Serbian Prime Minister Aleksandar Vucic will on Wednesday become the first Serbian government head to visit Albania, aiming to improve the fragile relations between the two Balkan nations. His visit comes six months after that of Albania's Prime Minster Edi Rama to Belgrade, the first visit to Serbia by a Tirana government head for 68 years. In Tirana on Wednesday, Vucic will have talks with his counterpart before speaking the following day at an economic forum in which regional country leaders will participate.
Relations between Serbians and Albanians are strained over the question of Kosovo, a territory with an ethnic Albanian majority that declared independence from Serbia in 2008, with the support of the United States, but remains unrecognised by Belgrade and its ally Russia, as well as others. Bilateral tensions have also been fuelled by claims of the ethnic Albanian minority in Serbia for more autonomy or even a unification with Kosovo's ethnic Albanian majority.
"We want to deepen collaboration with Serbia and advance together on the path of peace, cooperation and integration in the EU," Rama told AFP ahead of the visit. "I am convinced that Albania and Serbia, Albanians and Serbs, could together do for the Balkans what France and Germany did for Europe after World War II," he said. Vucic said he was looking forward to the visit with optimism, stressing that the differences could only be solved through dialogue. For Serbian analyst Dusan Janjic "the improvement of relations between Tirana and Belgrade is the key for the stability in the Balkans." Albanian political analyst Skender Minxhozi said that though the visit was an encouraging sign it alone "could not erase decades of hostilities and chill." The relations between Serbs and Albanians have also remained strained because Belgrade fears a "Great Albania," a nationalist project seeking to unite all Albanians in one state, including Kosovo and parts of Macedonia and Serbia where they make majority.
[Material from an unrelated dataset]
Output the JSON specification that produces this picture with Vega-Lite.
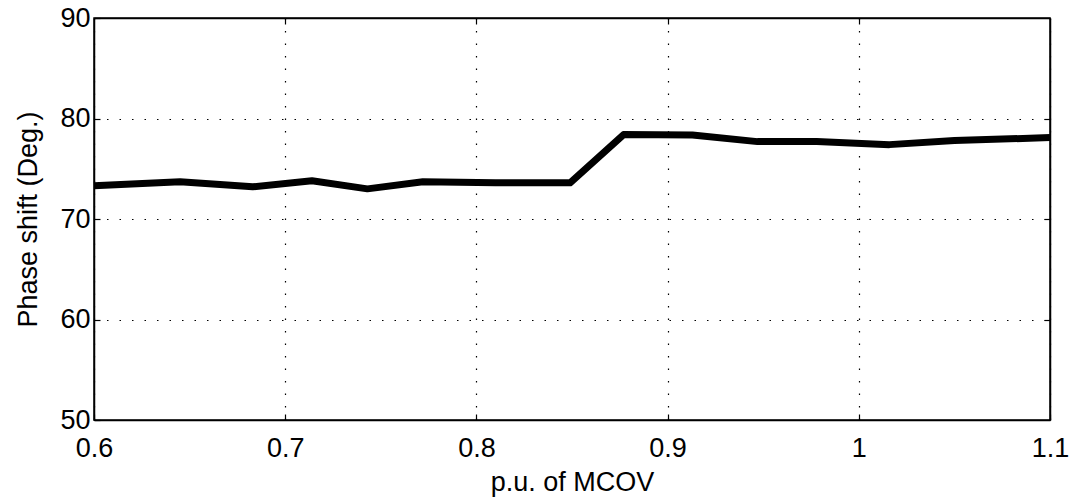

A war between Serbian armed forces and pro-independence guerrilla movement in Kosovo in 1998-1999 was followed by a NATO bombing campaign to stop the crackdown of late president Slobodan Milosevic's regime against ethnic Albanian population. The Serbian army and police were eventually forced by NATO to leave Kosovo, which in 2008 proclaimed independence. Serbia has ever since denounced what it claims to be a Tirana-sponsored "Great Albania" project, although both Albanian and Kosovo authorities assure that no such plan exists. Last November, during his visit to Belgrade, Rama called on Vucic to recognise the reality of Kosovo's independence, provoking angry responses from his host and the Serbian public. Rama's visit had been delayed for three weeks following trouble at a mid-October football match in Belgrade, a Euro 2016 qualifier between Serbia and Albania that had to be abandoned. Serb fans invaded the pitch and attacked Albania's players after a pro-Albanian flag with a map of a "Great Albania" was flown over the stadium by a drone. Despite the friction, the two men agreed to continue with their contact and carry on working towards an improvement in relations between the two countries. Wednesday's visit by Vucic comes at a time of tension elsewhere in the Balkans. Two weeks ago Macedonian police clashed with an ethnic Albanian armed group, most of whose members were from Kosovo. Eighteen people were killed, including eight police officers.